Nate Silver weighs in on election, predicts how likely Trump will WIN OR LOSE

Nate Silver sat down with Politico last night to discuss the general election between Trump and Hillary, giving his prediction on how likely it will be that Trump wins the election in November:

POLITICO – Nate Silver is giving Donald Trump a 19 percent chance of becoming president – and that makes him a little nervous, as well it should.

No, it’s not because he failed to predict Trump’s albino-swan victory in the Republican primaries (after nailing Barack Obama’s 2008 and 2012 wins when others were calling both tossups, or worse). It’s because he’s running with the pack, and that makes him suspect something’s a little off.

Silver was at the bar the night before sitting down for POLITICO’s “Off Message” podcast last week after releasing his general-election forecast showing Hillary Clinton as the prohibitive favorite — and Twitter was, more or less, agreeing with him. This made him happy-queasy, which, best I can tell, is Silver’s natural resting state.

“It makes me a little worried that nobody was like, ‘You are wrong,’” the former Times political sabermetrician and founder of fivethirtyeight.com told me just before we pushed the record button at his office across from New York’s Lincoln Center.

The truth is that 2016 is a paradoxical prediction year, with variables aplenty. On one hand, political demographics and Trump’s unwillingness to create (until recently) a nominally competent campaign seems to have set the result in the Democrats’ favor. On the other, the fact that a huge number of voters deeply dislike both candidates —and 20 percent of the electorate are currently opting for neither — increases volatility, especially if a third-party candidate like Libertarian Gary Johnson can sustain double digits nationwide.

“My gut is that there is going to be a fairly significant third- and fourth-party vote, and people under-voting the top of the ballot,” Silver said — and that’s why Clinton is leading recent polls with a modest 43 percent of the vote to Trump’s godawful 37 percent.

The unusually large number of undecideds and third-party voters this year threatens to throw off his model, Silver allowed: “That’s a big thing that we’re looking at.”

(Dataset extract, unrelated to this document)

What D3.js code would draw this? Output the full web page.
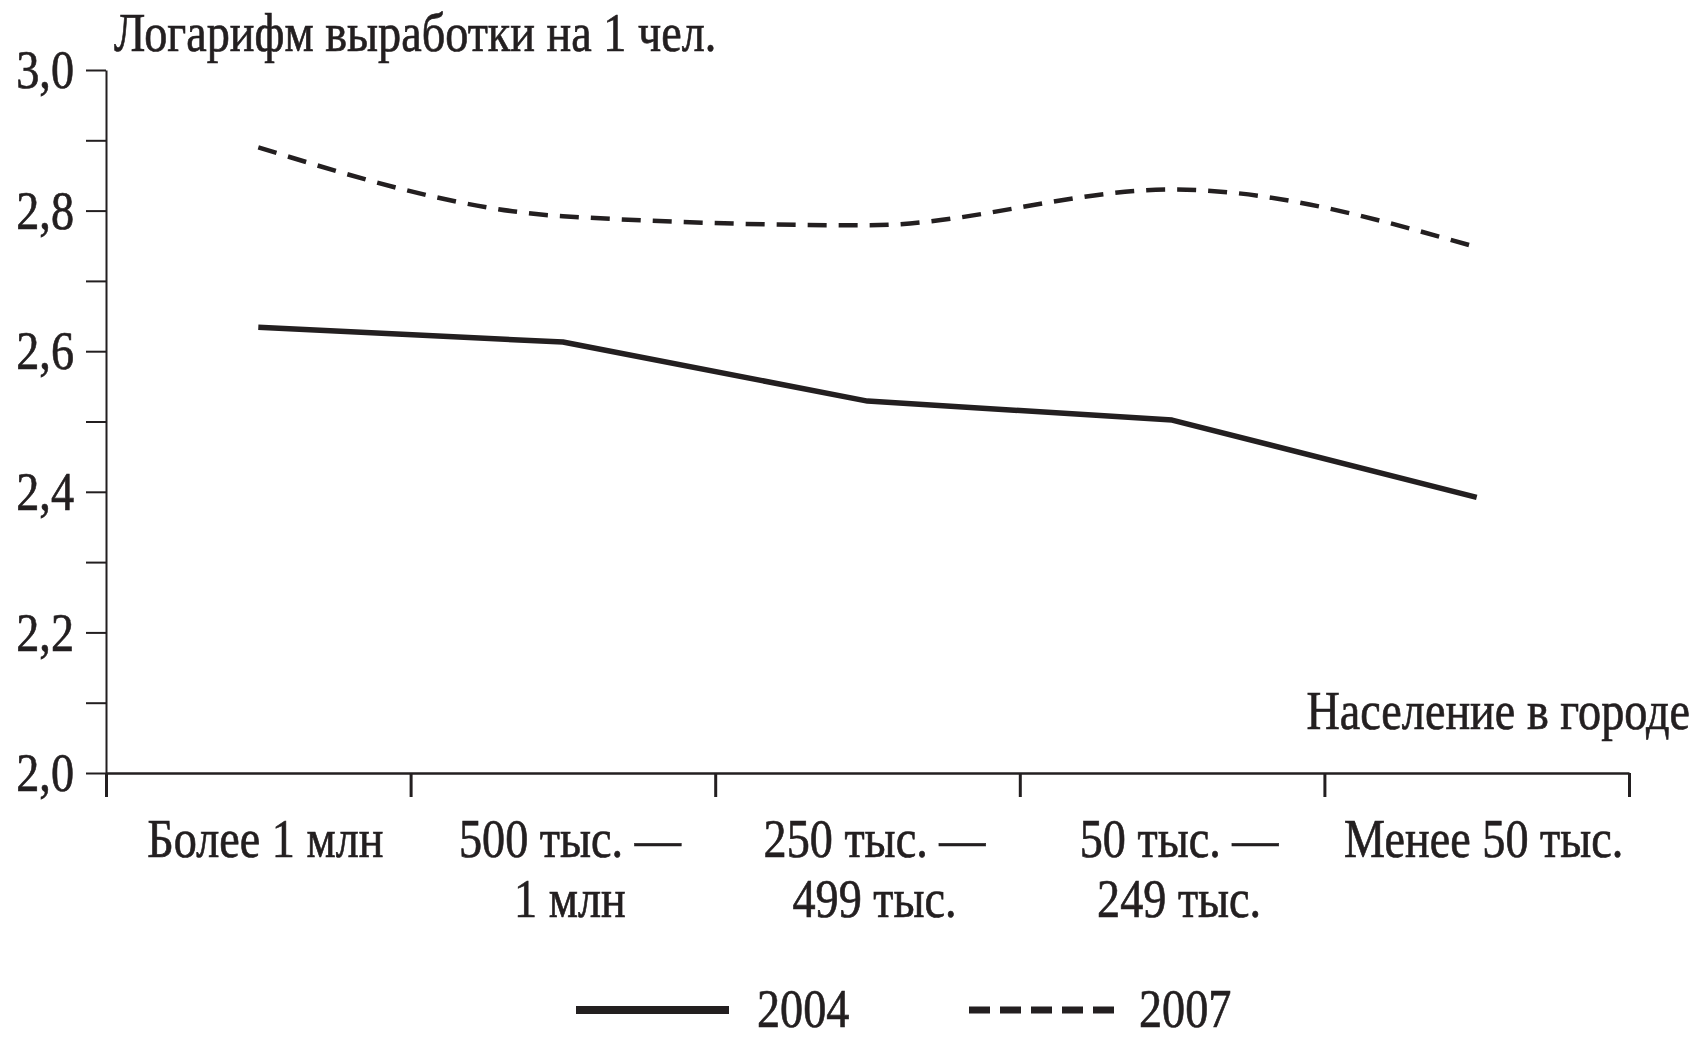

Here’s more on his prediction itself:

On June 29, Silver issued not one, but two forecasts that predicted a debacle for the presumptive GOP nominee: The first, relying solely on poll data, gave Trump a 19 percent shot at winning, with Clinton at 79 percent. (It was remarkably in line with Vegas odds and gut-feeling checks I’ve made. Two weeks earlier, I asked a senior Clinton campaign official for an estimate – and the person matchlessly blurted out “78 percent.”) A second “polls-plus” formula that weighs other factors, including the country’s all-important economic performance, put Trump at a better but still-crummy 26 percent chance.

KEEP READING…

It’s bad when the only man (I know of) to call the 2012 race correctly is only giving – at best – Trump a 26% chance of winning. I’m sure those numbers will continue to change as it is still early, but whether or not Trump can increase his odds remains to be seen.